Toby Neal: Another country left in ruins
Mission accomplished. Another country left in ruins.
Events in Afghanistan are bearing out the Afghan saying: You have the clocks, we have the time.
America is doing what Russia did before it. Bugging out. And as the clocks tick down, there are sleepless nights for Joe Biden.
His ultimate nightmare will be if Kabul falls on September 11, which given the pace of recent events has to be a possibility.
September 11, 2021, exactly 20 years to the day since the terror attacks of September 11, 2001, which precipitated the invasion of Afghanistan by the United States in the first place.
Any hopes that the Taliban are a new, cuddly, enlightened version of the woman-stoning, hand-cutting-offing, statue-toppling extremists who harboured Bin Laden are dwindling with each new provincial town taken.
They are looking much the same but with the refinement of an international office and a negotiating team.

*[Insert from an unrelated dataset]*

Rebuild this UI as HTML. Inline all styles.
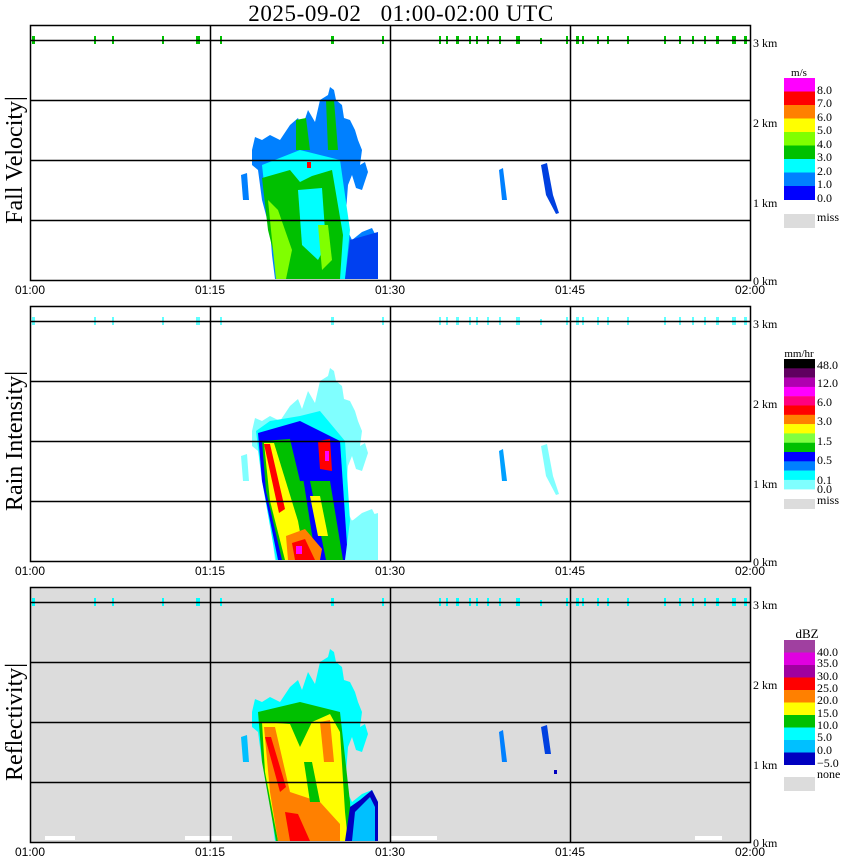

How Joe Biden would like to blame it on Donald Trump. But this is happening on Biden's watch and the withdrawal is Biden's policy.

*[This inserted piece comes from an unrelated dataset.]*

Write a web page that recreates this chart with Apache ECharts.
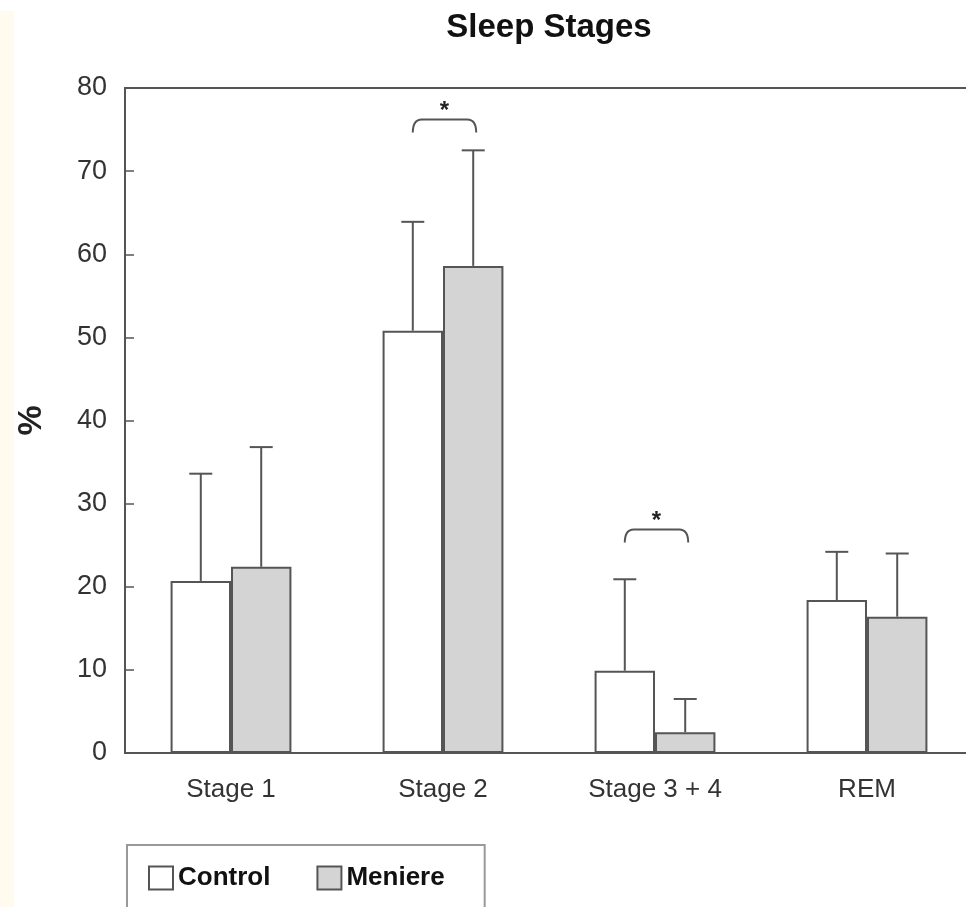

The sending of American and British troops to Kabul to organise an evacuation of American and British nationals has awkward overtones of events which haunt the collective memory of Americans, that of the flight from Saigon in 1975.
Biden this week exhorted Afghans to "fight for their country." In the context of a riven land, it was a meaningless call.
If Afghanistan falls into the clutches of the Taliban once more, people will ask – they are already asking – What was it all for?
Hundreds of British dead. Thousands of American dead. Tens of thousands of Afghan dead, and hundreds of thousands displaced. There is already a refugee crisis.
Another one for the list then after Iraq and Libya, examples of modern imperialism where we in the West take it upon ourselves without invitation to sort out the problems in foreign countries and after staging a pyrotechnics display, swelling the cemeteries, and causing mass destruction, leave again, with those countries simply facing a different set of problems.
Not long after the American conquest of Afghanistan, with Britain going along with it, Tony Blair delivered a message to the Afghan people. The thrust was along the lines of: We will not abandon you. It was a promise that he could not possibly keep.
The problem is that America, taking on the role of the new Rome, has given itself licence to pursue neo-imperialist policies in which it has the military power to conquer nations, but does not have the appetite to adopt the accompanying responsibilities of imperialism.
We are all being taught nowadays that we should only talk of the British Empire in tones of shame and embarrassment, but compared with what America and Britain have been doing in modern times the British Empire was a model of long-term commitment and investment – exploitation if you prefer – in the countries around the globe which found themselves shaded red and on which the sun never set.
Instead of bombing buildings, buildings were built and enduring institutions were created.
And by and large the British did not wilfully abandon its imperial possessions, but departed with various degrees of grace when we were made to feel unwelcome, which was a sign that those nations were embracing nationhood and were chafing at the bit to govern themselves. They were ready.
Compare that staying power with the short attention span of American presidents. The poor ordinary people in Iraq. The poor ordinary people in Libya, the subject of a Sarkozy-Cameron vanity project with much more American military support than people realise.
The poor ordinary people of Afghanistan.
What happens is that after the saturation coverage of the military operations, the "victories" and flag waving, we then hear little about what's really happening on the ground because in the aftermath the nations have become so dangerous that it is impossible for Western journalists to operate and tell their publics what really is happening on the ground.
Perhaps the underlying problem is the advent of hi-tech warfare which makes making war easy, and the art of making peace has been lost.
These operations can be judged by their results. Bin Laden dead, no repeat of September 11, 2001.
That's the side of the ledger for Biden to hold on up as he flicks the page on all the rest.
The daily number of coronavirus deaths is up and down depending on the day of the week they are reported, but is roughly around 100.
At this time last year the number of deaths was in single figures. And there was no vaccine then. So I have been unpleasantly surprised by the continuing high number given that most of the population has now been vaccinated. Frankly I had hoped and expected numbers to be near zero by now.
We need to remind ourselves that the official dashboard figures are not of people who have died of coronavirus, although often they are reported as if they are. They are people who have died within 28 days of a positive test. So they have died with Covid, not necessarily of Covid.
Nevertheless, it's still with us. But am I right in getting the sense that people now just want to get on with their lives and are prepared to accept a certain level of coronavirus deaths?